Right in time, I stumbled across a video by Nick Tune which I found very useful (full video is linked at the end of the post). And despite the fact that his views seem to upset parts of the hardcore DDD community, I found his core idea really interesting: He suggests to link the idea of bounded contexts strongly to the idea of team autonomy, and he concludes that bounded contexts should be primarily reflected in teams that own “product and tech things” that change together for a business reason.
For Nick bounded contexts are merely a tool to create a large number of different models of how things could be split up. And based on these different options he suggest to apply the Theory of Constraints to select (and justify the selection!) of a certain cut. Always questioning whether this specific cut really resolves a bottleneck for quick software delivery. And once a cut is found, it then has to be reflected in the organizational architecture (=the team setup) as well to be effective.
Here’s a few take-aways on the approach in general:
Understand the business you’re in
Sounds pretty obvious, but it’s worth stating: thinking about bounded contexts doesn’t make sense from a purely technical point of view. The starting point has to to be the business model, the business problems one wants to solve, the process steps thins involves as well as the the customers’ needs.
Start with a broad funnel of different models
Starting with the definition of bounded contexts right away is difficult. There are tools though that can be used very beneficially as clues for how the bounded contexts could look like that are worth exploring. These include linguistic boundaries (i.e. same/similar phrases that have different meanings in different parts of the business), data/data flow considerations (who owns which data? how does data flow? are there dependencies between data?), domain expert boundaries (what’s the area that a single expert can cover and where does the expertise of the other person start?), as well as business process steps (which sometimes map directly to bounded contexts).
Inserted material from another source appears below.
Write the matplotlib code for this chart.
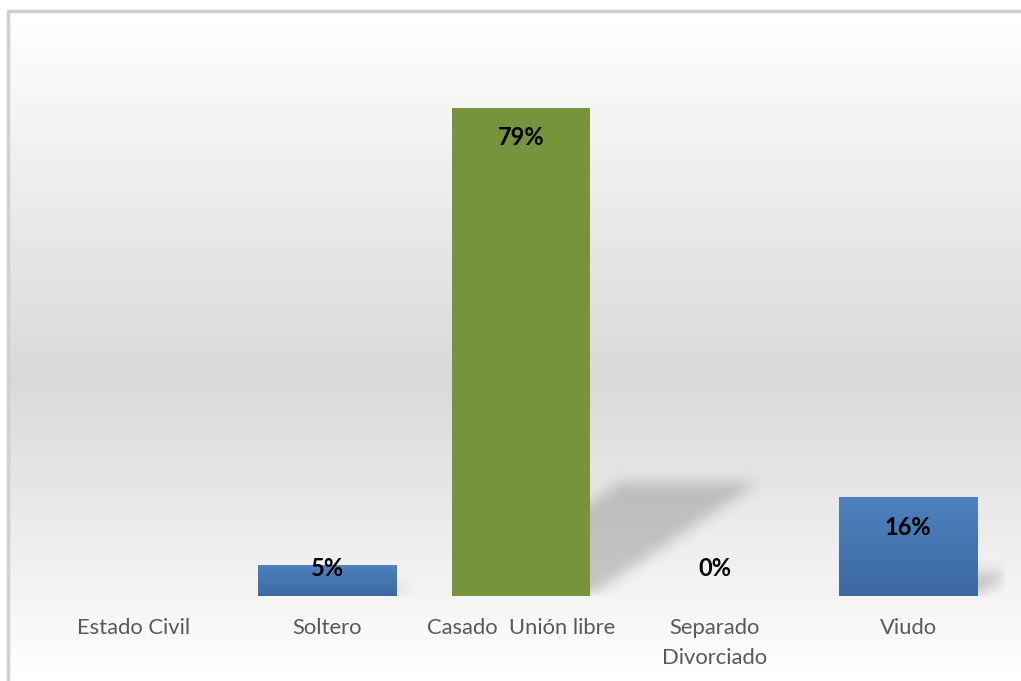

Another category of clues can be the existing organizational setup. However, I don’t like that too much as a clue, as - especially in a startup setting - the organizational design is often less deliberate and less stable than we would want it to be for this purpose.
Now, once we have enough clues how different cuts of bounded contexts could look like it’s time to compare them and select a winner.
Picking the right cut for your bounded contexts
Now, here’s the key learning: Pick the right cut of your bounded contexts based on the bottlenecks you want to resolve. So to the disappointment of my inner engineering soul it’s not about picking a model that feels elegant, or tidy, or smart by any other engineering measure. It’s about removing constraints/bottlenecks. And these bottlenecks need to be carefully evaluated as they need to serve as the main justification for the cut. And, surprise, surprise, these bottlenecks can often be found in team organization, team communication issues, and team dependencies.
The bottlenecks are a function of what we want to optimize for. I personally like to work in environments that produce innovations, and for those kinds of environments I feel a broad consensus that speed of incremental software delivery that allow for fast feedback cycles on ideas and rapid improvements is the most important optimization goal. And that aligns well with the notion that bounded contexts together with the right team setup can help to solve coordination bottlenecks by cutting dependencies at the right spots.
Can you cut all dependencies?
I have never seen a real world system that looks as nicely cut as any of the book examples. Reality tends to be messy, so the expectation of having all clean boundaries everywhere is something that I would say is just not achievable in a real world system.
So the best outcome one might expect from the exercise is probably a cut of contexts and teams that are reasonably independent to deliver on their core purpose. But how to you then make sure that there is still good alignment between those remaining ugly dependencies and the teams responsible for those? Nick suggests a couple of activities that very much focus on the human side of this alignment, basically saying that everyone should have a good overall understanding of the different corners of a system by e.g. show & tell events, occasional cross-team pairing, or event storming sessions as an artifact that fosters this common understanding.
On top of that, the bounded contexts should be allowed to evolve over time alongside the teams, the changes in business processes and needs and technical discoveries that occur as we go.